— begin —

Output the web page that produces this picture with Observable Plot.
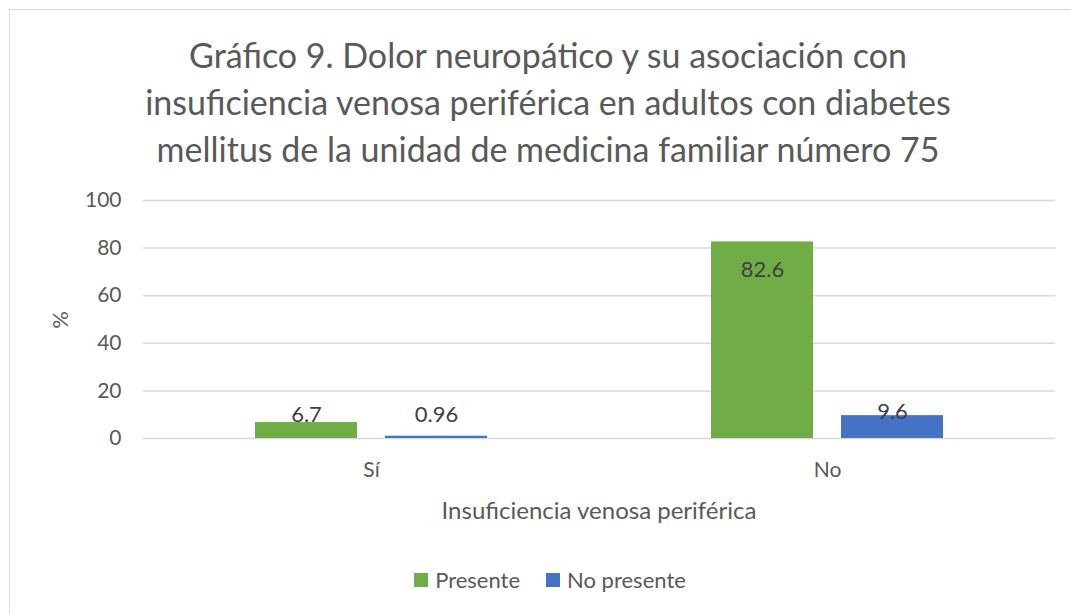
<!DOCTYPE html>
<html>
<head>
<meta charset="utf-8">
<script src="https://cdn.jsdelivr.net/npm/d3@7"></script>
<script src="https://cdn.jsdelivr.net/npm/@observablehq/plot@0.6"></script>
<style>
  html, body { margin: 0; padding: 0; background: #fff; overflow: hidden; width: 1071px; height: 614px; }
  body { font-family: Lato, "Open Sans", sans-serif; color: #595959; position: relative; }
  #frame { position: absolute; left: 9px; top: 9px; width: 1085px; height: 640px; border: 1.5px solid #d9d9d9; box-sizing: border-box; }
  #title { position: absolute; left: 0; top: 31px; width: 1096px; text-align: center; font-size: 34px; line-height: 47px; color: #595959; }
  #chart { position: absolute; left: 0; top: 180px; }
  #ylabel { position: absolute; left: 60px; top: 320px; transform: translate(-50%, -50%) rotate(-90deg); font-size: 22px; line-height: 26px; white-space: nowrap; }
  #xtitle { position: absolute; left: 142px; width: 914px; top: 495px; text-align: center; font-size: 24px; line-height: 30px; }
  #legend { position: absolute; left: 0; width: 1100px; top: 566px; display: flex; justify-content: center; font-size: 22px; line-height: 28px; }
  .item { display: inline-flex; align-items: center; margin: 0 13px; }
  .sw { width: 14px; height: 14px; display: inline-block; margin-right: 7px; }
</style>
</head>
<body>
<div id="frame"></div>
<div id="title">Gráfico 9. Dolor neuropático y su asociación con<br>insuficiencia venosa periférica en adultos con diabetes<br>mellitus de la unidad de medicina familiar número 75</div>
<div id="chart"></div>
<div id="ylabel">%</div>
<div id="xtitle">Insuficiencia venosa periférica</div>
<div id="legend"></div>
<script>
const categories = ["Sí", "No"];
const series = ["Presente", "No presente"];
const presente = [6.7, 82.6];
const noPresente = [0.96, 9.6];
const yTicks = [0, 20, 40, 60, 80, 100];
const colors = ["#70ad47", "#4472c4"];

const data = [];
categories.forEach((c, i) => {
  data.push({cat: c, serie: series[0], value: presente[i]});
  data.push({cat: c, serie: series[1], value: noPresente[i]});
});
const groupMax = c => d3.max(data.filter(d => d.cat === c), d => d.value);

const chart = Plot.plot({
  width: 1071,
  height: 320,
  marginLeft: 142,
  marginRight: 16,
  marginTop: 20,
  marginBottom: 62,
  style: {fontFamily: "Lato, sans-serif", fontSize: "21px", color: "#595959", background: "transparent", overflow: "visible"},
  fx: {domain: categories, padding: 0},
  x: {domain: series, paddingInner: 0.215, paddingOuter: 0.859, axis: null},
  y: {domain: [0, 100]},
  color: {domain: series, range: colors},
  marks: [
    Plot.gridY(yTicks, {stroke: "#d9d9d9", strokeOpacity: 1, strokeWidth: 1.5}),
    Plot.axisY(yTicks, {tickSize: 0, tickPadding: 22, label: null, fontSize: 21}),
    Plot.axisFx({anchor: "bottom", tickSize: 0, tickPadding: 24, label: null, fontSize: 21}),
    Plot.barY(data, {fx: "cat", x: "serie", y: "value", fill: "serie"}),
    Plot.text(data.filter(d => d.cat === "Sí"), {fx: "cat", x: "serie", y: d => groupMax(d.cat), text: d => String(d.value), dy: -8, lineAnchor: "middle", fill: "#404040", fontSize: 22}),
    Plot.text(data.filter(d => d.cat === "No" && d.serie === "Presente"), {fx: "cat", x: "serie", y: "value", text: d => String(d.value), dy: 28, lineAnchor: "middle", fill: "#404040", fontSize: 22}),
    Plot.text(data.filter(d => d.cat === "No" && d.serie === "No presente"), {fx: "cat", x: "serie", y: "value", text: d => String(d.value), dy: -4, lineAnchor: "middle", fill: "#404040", fontSize: 22})
  ]
});
document.getElementById("chart").appendChild(chart);

const legend = document.getElementById("legend");
series.forEach((s, i) => {
  const item = document.createElement("span");
  item.className = "item";
  const sw = document.createElement("span");
  sw.className = "sw";
  sw.style.background = colors[i];
  item.appendChild(sw);
  item.appendChild(document.createTextNode(s));
  legend.appendChild(item);
});
</script>
</body>
</html>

— end —

WORK INSTRUCTIONS:
All the lines above are to be given again exactly as they read, with the pictures removed.

TASK ANSWER:
Output the web page that produces this picture with Observable Plot.
<!DOCTYPE html>
<html>
<head>
<meta charset="utf-8">
<script src="https://cdn.jsdelivr.net/npm/d3@7"></script>
<script src="https://cdn.jsdelivr.net/npm/@observablehq/plot@0.6"></script>
<style>
  html, body { margin: 0; padding: 0; background: #fff; overflow: hidden; width: 1071px; height: 614px; }
  body { font-family: Lato, "Open Sans", sans-serif; color: #595959; position: relative; }
  #frame { position: absolute; left: 9px; top: 9px; width: 1085px; height: 640px; border: 1.5px solid #d9d9d9; box-sizing: border-box; }
  #title { position: absolute; left: 0; top: 31px; width: 1096px; text-align: center; font-size: 34px; line-height: 47px; color: #595959; }
  #chart { position: absolute; left: 0; top: 180px; }
  #ylabel { position: absolute; left: 60px; top: 320px; transform: translate(-50%, -50%) rotate(-90deg); font-size: 22px; line-height: 26px; white-space: nowrap; }
  #xtitle { position: absolute; left: 142px; width: 914px; top: 495px; text-align: center; font-size: 24px; line-height: 30px; }
  #legend { position: absolute; left: 0; width: 1100px; top: 566px; display: flex; justify-content: center; font-size: 22px; line-height: 28px; }
  .item { display: inline-flex; align-items: center; margin: 0 13px; }
  .sw { width: 14px; height: 14px; display: inline-block; margin-right: 7px; }
</style>
</head>
<body>
<div id="frame"></div>
<div id="title">Gráfico 9. Dolor neuropático y su asociación con<br>insuficiencia venosa periférica en adultos con diabetes<br>mellitus de la unidad de medicina familiar número 75</div>
<div id="chart"></div>
<div id="ylabel">%</div>
<div id="xtitle">Insuficiencia venosa periférica</div>
<div id="legend"></div>
<script>
const categories = ["Sí", "No"];
const series = ["Presente", "No presente"];
const presente = [6.7, 82.6];
const noPresente = [0.96, 9.6];
const yTicks = [0, 20, 40, 60, 80, 100];
const colors = ["#70ad47", "#4472c4"];

const data = [];
categories.forEach((c, i) => {
  data.push({cat: c, serie: series[0], value: presente[i]});
  data.push({cat: c, serie: series[1], value: noPresente[i]});
});
const groupMax = c => d3.max(data.filter(d => d.cat === c), d => d.value);

const chart = Plot.plot({
  width: 1071,
  height: 320,
  marginLeft: 142,
  marginRight: 16,
  marginTop: 20,
  marginBottom: 62,
  style: {fontFamily: "Lato, sans-serif", fontSize: "21px", color: "#595959", background: "transparent", overflow: "visible"},
  fx: {domain: categories, padding: 0},
  x: {domain: series, paddingInner: 0.215, paddingOuter: 0.859, axis: null},
  y: {domain: [0, 100]},
  color: {domain: series, range: colors},
  marks: [
    Plot.gridY(yTicks, {stroke: "#d9d9d9", strokeOpacity: 1, strokeWidth: 1.5}),
    Plot.axisY(yTicks, {tickSize: 0, tickPadding: 22, label: null, fontSize: 21}),
    Plot.axisFx({anchor: "bottom", tickSize: 0, tickPadding: 24, label: null, fontSize: 21}),
    Plot.barY(data, {fx: "cat", x: "serie", y: "value", fill: "serie"}),
    Plot.text(data.filter(d => d.cat === "Sí"), {fx: "cat", x: "serie", y: d => groupMax(d.cat), text: d => String(d.value), dy: -8, lineAnchor: "middle", fill: "#404040", fontSize: 22}),
    Plot.text(data.filter(d => d.cat === "No" && d.serie === "Presente"), {fx: "cat", x: "serie", y: "value", text: d => String(d.value), dy: 28, lineAnchor: "middle", fill: "#404040", fontSize: 22}),
    Plot.text(data.filter(d => d.cat === "No" && d.serie === "No presente"), {fx: "cat", x: "serie", y: "value", text: d => String(d.value), dy: -4, lineAnchor: "middle", fill: "#404040", fontSize: 22})
  ]
});
document.getElementById("chart").appendChild(chart);

const legend = document.getElementById("legend");
series.forEach((s, i) => {
  const item = document.createElement("span");
  item.className = "item";
  const sw = document.createElement("span");
  sw.className = "sw";
  sw.style.background = colors[i];
  item.appendChild(sw);
  item.appendChild(document.createTextNode(s));
  legend.appendChild(item);
});
</script>
</body>
</html>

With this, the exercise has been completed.